Tilly’s will be considered to be a controlled company according to the rules of the New York Stock Exchange. As a result a majority of the board of directors don’t have to be independent. And the corporate governance and nominating committee and compensation committee do not have to be composed entirely of independent directors, as would otherwise be required.
Tilly’s says they will comply with these listing requirements anyway, but they don’t have to.
The company leases its 172,000 square foot corporate headquarters and distribution center from a company owned by its co-founders. It leases another 24,000 square feet of office and warehouse from one of the co-founders.
As usual, there are a lot of blank spaces in this early version of the Use of Proceeds section. We’ve seen from other sources that the goal is to raise $100 million. What’s going to be done with that money? The registration statement tells us the following:
“Therefore, our stockholders immediately following this offering, who were also the shareholders of World of Jeans & Tops prior to termination of its “S” Corporation status, will receive most of the net proceeds from the sale of shares offered by us.”
We don’t know what “most” is at this point.
After spending 30 years building a successful business, the owners deserve the benefits. But if they are getting “most” of the proceeds of the offering, where’s the money for growing the business to the 500 stores they are planning going to come from? At least that would be my perspective if I were a potential investor.
Competitive Strengths and Growth Strategy
Tilly’s lists six competitive strengths:
  • Destination retailer with a broad, relevant assortment.
  • Dynamic merchandise model.
  • Flexible real estate strategy across real estate venues and geographies.
  • Multi-pronged marketing approach.
  • Sophisticated systems and distribution infrastructure to support growth.

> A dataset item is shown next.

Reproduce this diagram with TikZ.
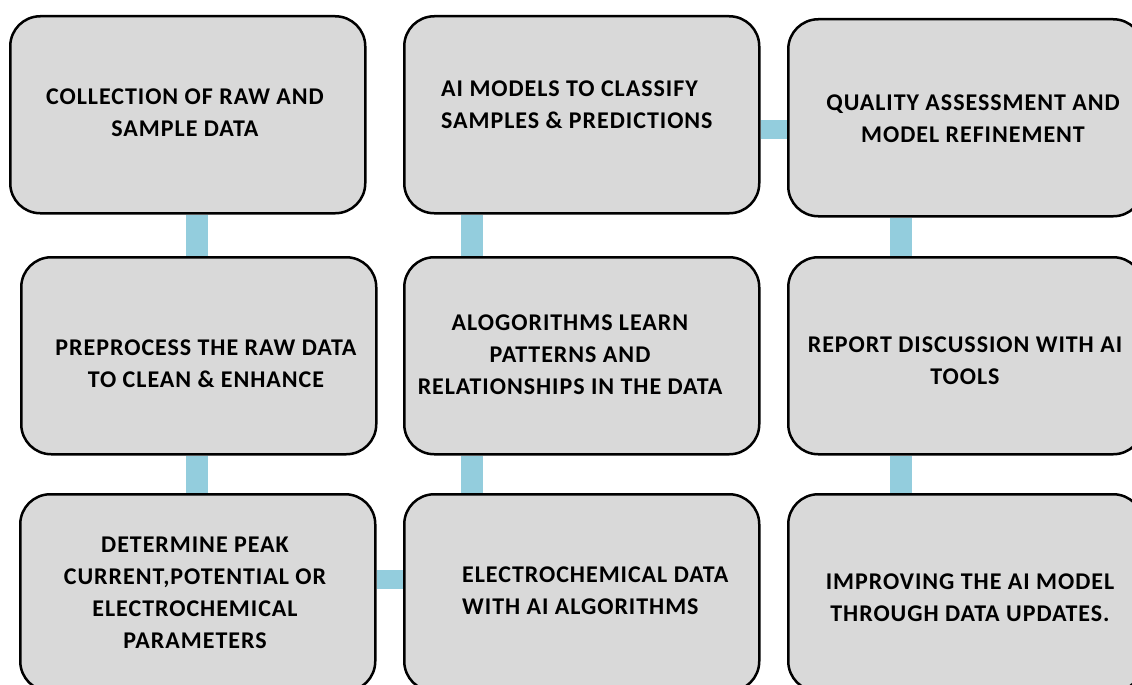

  • Experienced management team.
Their growth strategies are:
  • Expand our store base.
  • Drive comparable store sales.
  • Grow our e-commerce platform.
  •  Increase our operating margins.
If you read the discussions of their competitive strengths, you’ll note a great deal of similarity to other retailers in our space. Maybe that’s why they call them strengths and not advantages. Their growth strategies are exactly the same as every other multi store retailer.
It seems to me that an investor in this stock is basically betting on Tilly’s ability to operate better than its competitors. Of course they do have a successful operating history, but I don’t see an obvious competitive advantage here. I don’t think their plan to grow to 500 stores is necessarily unrealistic, but that most of the offering proceeds are being paid out to the owners makes me wonder how they’ll finance the growth.
We’ll get some more information as the amended S-1s show up.